For years, efforts to slow global warming and climate change have focused on mitigation — lowering emissions of greenhouse gases such as carbon dioxide and methane, which trap heat in the atmosphere rather than letting it dissipate into frigid outer space. Adaptation to climate change was the focus on Dec. 9. Not that mitigation is unimportant, but that it is unrealistic to expect it to work in time.

To move toward adaptation, a collaborative conversation among local governments, nonprofit and for-profit organizations should begin in San Mateo County as it began two years ago in Alameda County, said Larry Goldzband of BCDC. The objective of Alameda County’s Adapting to Rising Tides (ART) program: a measurable strengthening of resilience to climate change among neighborhoods, cities, counties and regions.

“We’re doing this collaboratively in a non-regulatory way so that folks … will actually understand what will end up happening in their neighborhoods and can actually plan for it,” Mr. Goldzband said. “ART is successful because it’s non-threatening (and) it is non-regulatory (and) it is a flagship program nationally.” It doesn’t scare people into paralysis, but educates them to enable positive thinking, he added.

People need to understand what the projections of sea-level rise mean for day-to-day lives, said Maximilian Auffhammer, the UC Berkeley professor of environmental economics. It’s a matter of asking people to incur costs now for a return later.

The threat is not necessarily decades away, he said. Higher sea levels amplify the flooding potential of severe storms, as Hurricane Sandy demonstrated on the East Coast. Changes at the local level such as allowing homeowners to elevate their homes and rezoning areas vulnerable to extreme weather events are worthy of consideration, he said.

SFO will be reaching out to its immediate neighbors, including Millbrae and Burlingame, to talk about strengthening the defenses around the airport’s 8-mile circumference, said Ms. Potter, the SFO chief of staff. The airport has a $4.2 billion construction project going on and expects to create 36,000 jobs in the next decade, she said. “We’re investing for the Bay Area, for jobs, for the economy.” The airport recently paid $367 million in taxes on annual revenues of $5.5 billion, she said.

In Washington, D.C., a wellspring of federal assistance as well as a nexus of red tape and the province of skilled lobbyists, clout is currency.
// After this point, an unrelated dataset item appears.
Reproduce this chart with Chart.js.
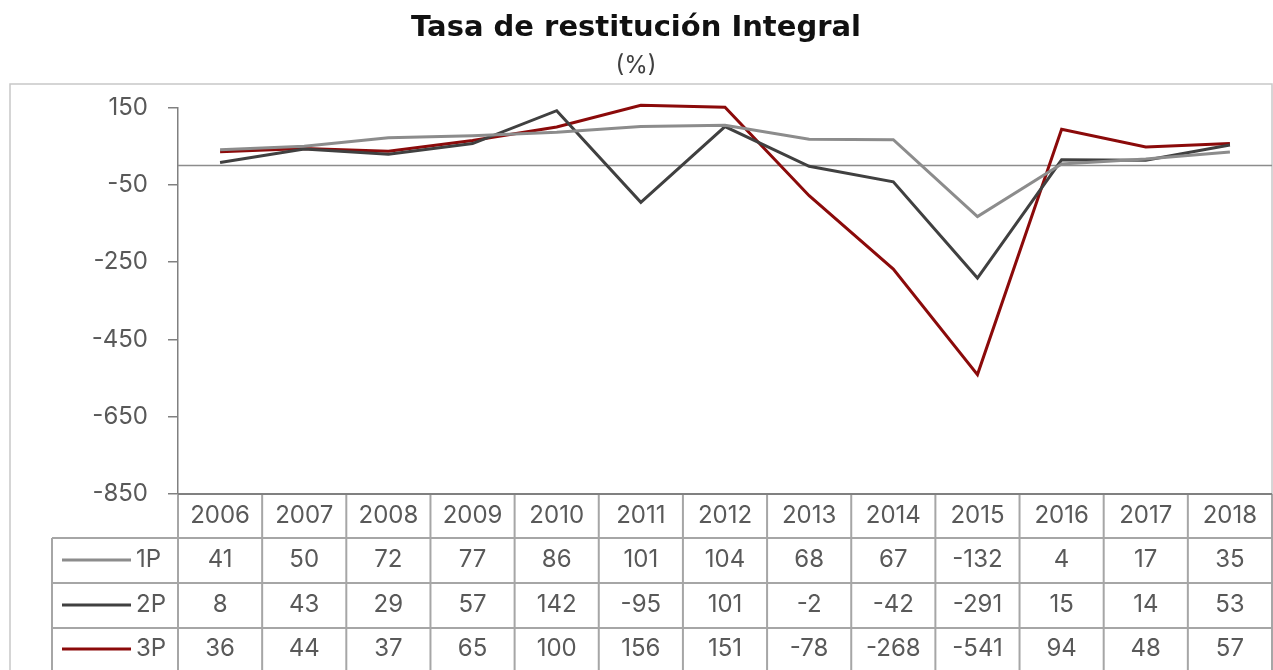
<!DOCTYPE html>
<html>
<head>
<meta charset="utf-8">
<script src="https://cdn.jsdelivr.net/npm/chart.js@4.4.1/dist/chart.umd.min.js"></script>
<style>
  html, body { margin: 0; padding: 0; background: #fff; }
  #wrap { width: 1273px; height: 670px; position: relative; }
</style>
</head>
<body>
<div id="wrap"><canvas id="chart"></canvas></div>
<script>
const years = ['2006','2007','2008','2009','2010','2011','2012','2013','2014','2015','2016','2017','2018'];
const serie1P = [41, 50, 72, 77, 86, 101, 104, 68, 67, -132, 4, 17, 35];
const serie2P = [8, 43, 29, 57, 142, -95, 101, -2, -42, -291, 15, 14, 53];
const serie3P = [36, 44, 37, 65, 100, 156, 151, -78, -268, -541, 94, 48, 57];
const seriesNames = ['1P', '2P', '3P'];
const yMin = -850, yMax = 150, yStep = 200;

const FONT = 'Inter, "Noto Sans", sans-serif';
const TITLE_FONT = '"DejaVu Sans", Inter, sans-serif';
const TXT = '#595959';
const colors = ['#8c8c8c', '#404040', '#8b0a0a'];

// frame, zero line and data table under the plot
const tablePlugin = {
    id: 'tablePlugin',
    beforeDraw(chart) {
        const ctx = chart.ctx;
        ctx.save();
        ctx.fillStyle = '#fff';
        ctx.fillRect(0, 0, chart.width, chart.height);
        ctx.strokeStyle = '#c8c8c8';
        ctx.lineWidth = 1.5;
        ctx.strokeRect(10, 84, 1262, 620);
        ctx.restore();
    },
    beforeDatasetsDraw(chart) {
        const ctx = chart.ctx, y = chart.scales.y, a = chart.chartArea;
        ctx.save();
        ctx.strokeStyle = '#8c8c8c';
        ctx.lineWidth = 1.5;
        ctx.beginPath();
        ctx.moveTo(a.left, y.getPixelForValue(0));
        ctx.lineTo(a.right, y.getPixelForValue(0));
        ctx.stroke();
        ctx.restore();
    },
    afterDraw(chart) {
        const ctx = chart.ctx, x = chart.scales.x, a = chart.chartArea;
        const half = (x.getPixelForValue(1) - x.getPixelForValue(0)) / 2;
        const rows = [a.bottom, 538, 583, 628, 700];
        const rowMid = [516, 560, 605, 649];
        const legLeft = 52;
        const data = chart.data.datasets;
        ctx.save();
        ctx.strokeStyle = '#a6a6a6';
        ctx.lineWidth = 2;
        ctx.beginPath();
        for (let r = 1; r < rows.length - 1; r++) {
            ctx.moveTo(legLeft, rows[r]);
            ctx.lineTo(a.right, rows[r]);
        }
        for (let i = 0; i <= years.length; i++) {
            const px = i < years.length ? x.getPixelForValue(i) - half : x.getPixelForValue(i - 1) + half;
            ctx.moveTo(px, rows[0]);
            ctx.lineTo(px, 670);
        }
        ctx.moveTo(legLeft, rows[1]);
        ctx.lineTo(legLeft, 670);
        ctx.stroke();
        // x axis line
        ctx.strokeStyle = '#808080';
        ctx.beginPath();
        ctx.moveTo(a.left, a.bottom);
        ctx.lineTo(a.right, a.bottom);
        ctx.stroke();

        ctx.font = '24px ' + FONT;
        ctx.fillStyle = TXT;
        ctx.textAlign = 'center';
        ctx.textBaseline = 'middle';
        years.forEach((yr, i) => ctx.fillText(yr, x.getPixelForValue(i), rowMid[0]));
        data.forEach((ds, r) => {
            const cy = rowMid[r + 1];
            ds.data.forEach((v, i) => ctx.fillText(String(v), x.getPixelForValue(i), cy));
            ctx.strokeStyle = ds.borderColor;
            ctx.lineWidth = 3;
            ctx.beginPath();
            ctx.moveTo(62, cy);
            ctx.lineTo(131, cy);
            ctx.stroke();
            ctx.textAlign = 'left';
            ctx.fillText(ds.label, 136, cy);
            ctx.textAlign = 'center';
        });
        ctx.restore();
    }
};

new Chart(document.getElementById('chart'), {
    type: 'line',
    data: {
        labels: years,
        datasets: [
            { label: seriesNames[0], data: serie1P, borderColor: colors[0], clip: false },
            { label: seriesNames[1], data: serie2P, borderColor: colors[1], clip: false },
            { label: seriesNames[2], data: serie3P, borderColor: colors[2], clip: false }
        ]
    },
    options: {
        responsive: true, maintainAspectRatio: false, animation: false,
        elements: { line: { borderWidth: 3, tension: 0 }, point: { radius: 0, hoverRadius: 0 } },
        layout: { padding: { left: 0, right: 1, bottom: 176, top: 0 } },
        plugins: {
            legend: { display: false },
            tooltip: { enabled: false },
            title: {
                display: true, text: 'Tasa de restitución Integral', color: '#111',
                font: { family: TITLE_FONT, size: 29, weight: 'bold', lineHeight: 1.2 },
                padding: { top: 11, bottom: 0 }
            },
            subtitle: {
                display: true, text: '(%)', color: '#404040',
                font: { family: FONT, size: 24, lineHeight: 1.2 },
                padding: { top: 6, bottom: 27 }
            }
        },
        scales: {
            x: { display: false, offset: true },
            y: {
                min: yMin, max: yMax,
                afterFit(scale) { scale.width = 178; },
                ticks: { stepSize: yStep, color: TXT, padding: 20, font: { family: FONT, size: 24 } },
                grid: { drawOnChartArea: false, drawTicks: true, tickLength: 10, color: '#808080', lineWidth: 1.5 },
                border: { display: true, color: '#808080', width: 1.5 }
            }
        }
    },
    plugins: [tablePlugin]
});
</script>
</body>
</html>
Conference panelists recommended establishing a federally funded county flood control district, as has been done in Sacramento. Congresswoman Speier said that would be a priority when she returned to Congress.
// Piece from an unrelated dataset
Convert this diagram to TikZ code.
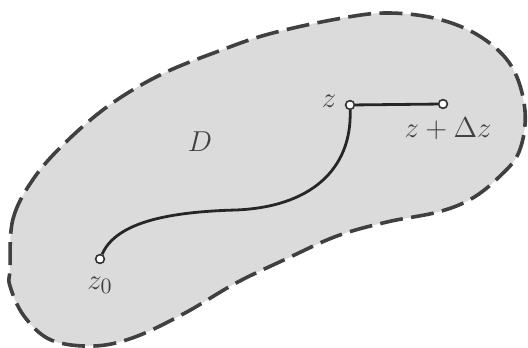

Wetlands, and their ability to absorb flood water and wave energy, are crucial, said Mr. Goldzband and Mr. Travis, his predecessor at BCDC. “Wetlands are about as close to magic as you’re ever going to get when you’re dealing with flooding,” Mr. Travis said. “The wider the wetland is at the front, the lower the levee can be at the back.”
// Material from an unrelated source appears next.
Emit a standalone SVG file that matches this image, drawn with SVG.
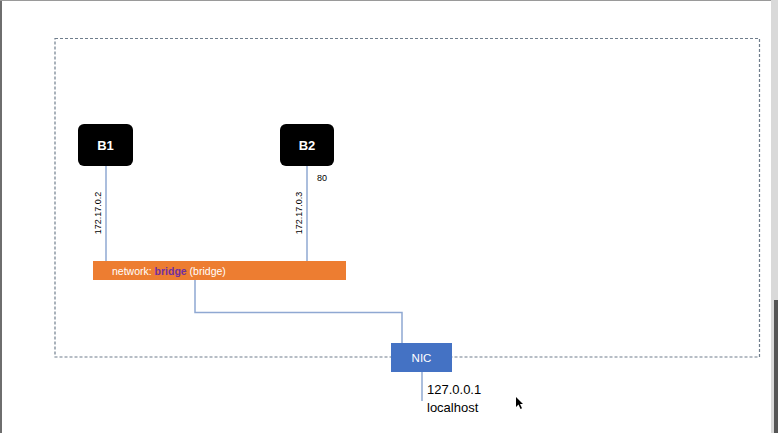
<svg xmlns="http://www.w3.org/2000/svg" width="778" height="433" viewBox="0 0 778 433">
<style>
.box{fill:#000;}
.wire{fill:none;stroke:#8fa8d2;stroke-width:1.5;}
.lbl{font-family:"Liberation Sans",Arial,sans-serif;fill:#fff;text-anchor:middle;}
.ip{font-family:"Liberation Sans",Arial,sans-serif;font-size:9px;fill:#000;}
.big{font-family:"Liberation Sans",Arial,sans-serif;font-size:13px;fill:#000;}
</style>
<rect x="0" y="0" width="778" height="433" fill="#fff"/>
<rect x="0" y="0" width="2" height="433" fill="#6e6e6e"/>
<rect x="0" y="0" width="778" height="1" fill="#9a9a9a"/>
<rect x="771" y="0" width="7" height="433" fill="#d9d9d9"/>
<rect x="774" y="300" width="4" height="133" fill="#555"/>
<rect id="host" x="55" y="38.5" width="704.5" height="318.5" fill="none" stroke="#6f7d8c" stroke-width="1.2" stroke-dasharray="3,2"/>
<g id="connectors">
<line class="wire" x1="106" y1="166" x2="106" y2="262"/>
<line class="wire" x1="307" y1="166" x2="307" y2="262"/>
<polyline class="wire" points="195,280 195,312.5 402,312.5 402,343"/>
<line class="wire" x1="422" y1="372" x2="422" y2="401"/>
</g>
<g id="B1">
<rect class="box" x="78" y="124" width="55" height="42" rx="6"/>
<text class="lbl" x="105.5" y="150" font-size="13" font-weight="bold">B1</text>
</g>
<g id="B2">
<rect class="box" x="280" y="124" width="54" height="42" rx="6"/>
<text class="lbl" x="307" y="150" font-size="13" font-weight="bold">B2</text>
</g>
<text class="ip" transform="translate(100.5,213) rotate(-90)" text-anchor="middle">172.17.0.2</text>
<text class="ip" transform="translate(301.5,213) rotate(-90)" text-anchor="middle">172.17.0.3</text>
<text class="ip" x="317" y="181">80</text>
<g id="bridge">
<rect x="93" y="261" width="253" height="19" fill="#ed7d31"/>
<text x="112" y="274.5" font-family="'Liberation Sans',Arial,sans-serif" font-size="10.5" fill="#fff">network: <tspan fill="#7030a0" font-weight="bold">bridge</tspan> (bridge)</text>
</g>
<g id="NIC">
<rect x="391" y="343" width="61" height="29" fill="#4472c4"/>
<text class="lbl" x="421.5" y="361.5" font-size="11.5">NIC</text>
</g>
<text class="big" x="427" y="394">127.0.0.1</text>
<text class="big" x="427" y="412">localhost</text>
<polygon points="516,397 516,407 518.5,404.5 520.5,409 522,408.3 520,404 523,404" fill="#000"/>
</svg>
There are limits. “Even if we find the necessary money to build all the levees, all the sea walls, all the pumps and all the infrastructure, we have to acknowledge that sea level will continue to get higher at an ever-accelerating rate in the future,” Mr. Travis added. “So eventually, we won’t be able to protect everything exactly the way it is today. At some point, levees aren’t viable.” At that point, we should look to the Dutch for lessons on how to live with high sea levels, Mr. Travis said.

“The fact that we encourage people to live and build in flood plains is, I think, problematic,” Supervisor Pine said. “What has been a 100-year (flood) event could easily become a 10- or 20- or 30-year event. I think we need to start moving, like the Dutch, towards a longer time horizon.”